MEDVEDEV: Vous avez parlé du non-respect massif de la loi. C'est un fait que nous vivons dans un pays qui a une relation très compliquée à la loi [—] et une [attitude] très détendue et tolérante vis à vis de l'illégalité. Mais ce n'est pas un secret que l'on doit pouvoir lutter pour la justice. Nous n'avons pas de culture de lutte pour la justice, c'est ainsi. [—] Comment y remédier ? Nous nous tournons d'abord vers un quelconque bureaucrate – une fois, deux fois, sans aucun résultat. Ensuite, nous nous tournons vers les média, comme une source alternative de pouvoir, mais s'il n'y a pas d'effet, à qui allons-nous écrire des lettres ?
REPONSE : A vous.
MEDVEDEV: A moi. C'est tout à fait exact. Voilà donc la voie hiérarchique pour défendre les droits humains.
REPONSE : Ensuite on se tourne vers Strasbourg [la Cour Européenne des Droits de l'Homme].

La dernière remarque illustre le dilemme de Medvedev, lorsqu'il est confronté à l'assassinat d'Estemirova, et à l'absence générale de respect de la loi dans la Russie actuelle. En matière de droits de l'homme et d'autorité de la loi, le Président de la Fédération de Russie ne semble pas être l'autorité suprême et le garant de la constitution. C'est vers Strasbourg que les citoyens russes se tournent en dernier ressort lorsque leur propre système judiciaire échoue à protéger leurs droits constitutionnels.

Par conséquent, réinstaurer la loi et l'ordre s'affirme comme une question cruciale de crédibilité pour le président Medvedev, et plus encore comme un test décisif de sa propre capacité à exercer le pouvoir dont il a été investi.
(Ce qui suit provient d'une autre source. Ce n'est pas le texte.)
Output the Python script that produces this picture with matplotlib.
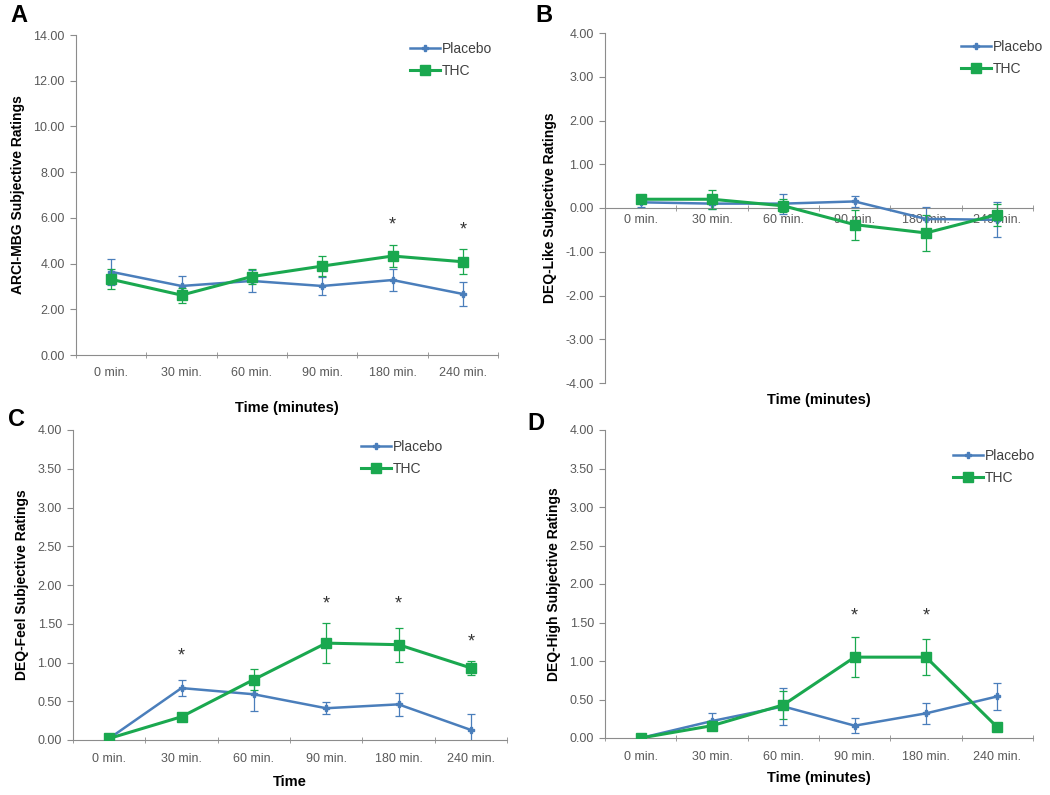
import numpy as np
import matplotlib
matplotlib.use("Agg")
import matplotlib.pyplot as plt
from matplotlib.lines import Line2D
from matplotlib.ticker import FixedLocator, FuncFormatter

plt.rcParams['font.family'] = ['Liberation Sans', 'DejaVu Sans']

# --- data -------------------------------------------------------------
times = ['0 min.', '30 min.', '60 min.', '90 min.', '180 min.', '240 min.']

# A: ARCI-MBG
a_placebo = [3.64, 3.02, 3.24, 3.02, 3.28, 2.67]
a_placebo_err = [0.58, 0.43, 0.47, 0.40, 0.50, 0.52]
a_thc = [3.31, 2.62, 3.43, 3.89, 4.33, 4.08]
a_thc_err = [0.44, 0.33, 0.32, 0.44, 0.48, 0.54]
a_stars = [(4, 5.7), (5, 5.45)]

# B: DEQ-Like
b_placebo = [0.13, 0.10, 0.10, 0.15, -0.25, -0.27]
b_placebo_err = [0.10, 0.12, 0.23, 0.12, 0.27, 0.40]
b_thc = [0.20, 0.20, 0.05, -0.38, -0.57, -0.15]
b_thc_err = [0.08, 0.22, 0.15, 0.34, 0.42, 0.25]
b_stars = []

# C: DEQ-Feel
c_placebo = [0.02, 0.67, 0.59, 0.41, 0.46, 0.13]
c_placebo_err = [0.02, 0.10, 0.22, 0.08, 0.15, 0.21]
c_thc = [0.02, 0.30, 0.78, 1.25, 1.23, 0.93]
c_thc_err = [0.02, 0.04, 0.13, 0.26, 0.22, 0.09]
c_stars = [(1, 1.08), (3, 1.75), (4, 1.75), (5, 1.26)]

# D: DEQ-High
d_placebo = [0.00, 0.22, 0.41, 0.16, 0.32, 0.54]
d_placebo_err = [0.02, 0.10, 0.24, 0.10, 0.14, 0.18]
d_thc = [0.00, 0.16, 0.43, 1.05, 1.05, 0.14]
d_thc_err = [0.02, 0.05, 0.18, 0.26, 0.23, 0.05]
d_stars = [(3, 1.58), (4, 1.58)]

blue = '#4a7ebb'
green = '#1aa84f'
tick_grey = '#595959'
axis_grey = '#8c8c8c'


# --- one panel --------------------------------------------------------
def draw_panel(rect, letter, letter_xy, pl, pl_err, th, th_err, stars,
               ylim, ystep, ylabel, xlabel, xlabel_y, legend_xy, zero_axis=False):
    ax = fig.add_axes(rect)
    x = np.arange(len(times))

    ax.errorbar(x, pl, yerr=pl_err, color=blue, lw=1.8, marker='P', ms=5,
                mec=blue, mfc=blue, elinewidth=0.9, capsize=3, capthick=0.9, zorder=3)
    ax.errorbar(x, th, yerr=th_err, color=green, lw=2.2, marker='s', ms=7,
                mec=green, mfc=green, elinewidth=0.9, capsize=3, capthick=0.9, zorder=4)

    for xi, yi in stars:
        ax.text(xi, yi, '*', ha='center', va='center', fontsize=13, color='#333333')

    ax.set_xlim(-0.5, len(times) - 0.5)
    ax.set_ylim(*ylim)
    ax.yaxis.set_major_locator(FixedLocator(np.arange(ylim[0], ylim[1] + 1e-9, ystep)))
    ax.yaxis.set_major_formatter(FuncFormatter(lambda v, p: '%.2f' % v))

    # category labels between boundary ticks, like a spreadsheet chart
    ax.set_xticks(x)
    ax.set_xticklabels(times)
    ax.xaxis.set_minor_locator(FixedLocator(np.arange(-0.5, len(times), 1.0)))
    ax.tick_params(axis='x', which='major', length=0, pad=9, labelsize=9, colors=tick_grey)
    ax.tick_params(axis='x', which='minor', length=5, direction='inout', color=axis_grey)
    ax.tick_params(axis='y', length=4, direction='out', color=axis_grey,
                   labelsize=9, colors=tick_grey, pad=4)

    for s in ['top', 'right']:
        ax.spines[s].set_visible(False)
    ax.spines['left'].set_color(axis_grey)
    ax.spines['bottom'].set_color(axis_grey)
    if zero_axis:
        ax.spines['bottom'].set_position(('data', 0))
        ax.tick_params(axis='x', which='major', pad=4)

    ax.set_ylabel(ylabel, fontsize=10, fontweight='bold', labelpad=6)
    fig.text(rect[0] + rect[2] / 2, xlabel_y, xlabel, ha='center', va='center',
             fontsize=10.5, fontweight='bold')
    fig.text(letter_xy[0], letter_xy[1], letter, ha='left', va='center',
             fontsize=17, fontweight='bold')

    handles = [Line2D([], [], color=blue, lw=1.8, marker='P', ms=5),
               Line2D([], [], color=green, lw=2.2, marker='s', ms=7)]
    leg = ax.legend(handles, ['Placebo', 'THC'], loc='upper left', bbox_to_anchor=legend_xy,
                    bbox_transform=fig.transFigure, frameon=False, fontsize=10,
                    handlelength=2.2, handletextpad=0.1, labelspacing=0.6, borderaxespad=0)
    for t in leg.get_texts():
        t.set_color('#404040')
    return ax


fig = plt.figure(figsize=(10.5, 7.95), dpi=100)
W, H = 1050.0, 795.0


def r(x0, y0, x1, y1):
    return [x0 / W, 1 - y1 / H, (x1 - x0) / W, (y1 - y0) / H]


draw_panel(r(76, 35, 498, 355), 'A', (10 / W, 1 - 16 / H),
           a_placebo, a_placebo_err, a_thc, a_thc_err, a_stars,
           (0, 14), 2, 'ARCI-MBG Subjective Ratings', 'Time (minutes)', 1 - 408 / H,
           (404 / W, 1 - 36 / H))
draw_panel(r(605, 33, 1033, 383), 'B', (535 / W, 1 - 16 / H),
           b_placebo, b_placebo_err, b_thc, b_thc_err, b_stars,
           (-4, 4), 1, 'DEQ-Like Subjective Ratings', 'Time (minutes)', 1 - 400 / H,
           (955 / W, 1 - 34 / H), zero_axis=True)
draw_panel(r(73, 430, 507, 740), 'C', (8 / W, 1 - 420 / H),
           c_placebo, c_placebo_err, c_thc, c_thc_err, c_stars,
           (0, 4), 0.5, 'DEQ-Feel Subjective Ratings', 'Time', 1 - 782 / H,
           (355 / W, 1 - 434 / H))
draw_panel(r(605, 430, 1033, 738), 'D', (527 / W, 1 - 423 / H),
           d_placebo, d_placebo_err, d_thc, d_thc_err, d_stars,
           (0, 4), 0.5, 'DEQ-High Subjective Ratings', 'Time (minutes)', 1 - 778 / H,
           (947 / W, 1 - 443 / H))

fig.savefig('out.png', dpi=100)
A en juger d'après les idées de Medvedev, et celles de certains blogueurs, le respect de la loi est aussi un des problèmes majeurs de la Russie d'aujourd'hui, en ce qu'elle touche la ligne très mince de l'habileté politique – le point d'équilibre entre la continuité et le changement, la stabilité et le progrès. Si ce meurtre n'est sans doute pas un mystère aux yeux de la plupart, pour Medvedev, le mystère, c'est la façon dont il va le résoudre, comme partie intégrante du manque général de respect des Russes pour la loi.